Comment faire pour accéder à des ressources fiables ?

P.C. : Il y a l’offre pluraliste et diversifiée de l’édition scolaire avec des collections et des auteurs reconnus. Comparer les offres – y compris numériques – pour faire un choix raisonné nécessite du temps. C’est ici que la mise en commun des expériences peut apporter une aide précieuse et un gain de temps pour les équipes. Il y a aussi de bonnes ressources sur internet. Le pendant négatif de leur gratuité est leur dématérialisation – qui impose bien souvent l’impression papier –, leur éparpillement et leur côté lacunaire.
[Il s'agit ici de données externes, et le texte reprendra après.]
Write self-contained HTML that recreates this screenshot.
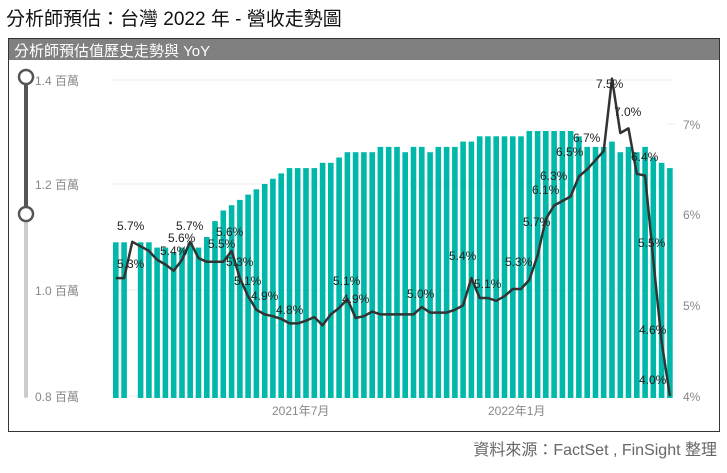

C’est l’enseignant qui doit aller à la pêche et recomposer une cohérence, ce qui est une gageure pour les débutants. Le propre d’une bonne édition scolaire c’est précisément d’assurer la cohérence entre les différentes ressources, grâce au travail pointu des auteurs, afin qu’elles s’inscrivent dans une progression qui ait du sens sur un plan cognitif et didactique dans différents contextes scolaires. Les ressources éditorialisées, le manuel, ne sont pas un agglomérat de granules, ce sont des œuvres intellectuelles à part entière. Elles permettent d’éviter des errements didactiques dans un cadre qui reste ouvert aux apports personnels.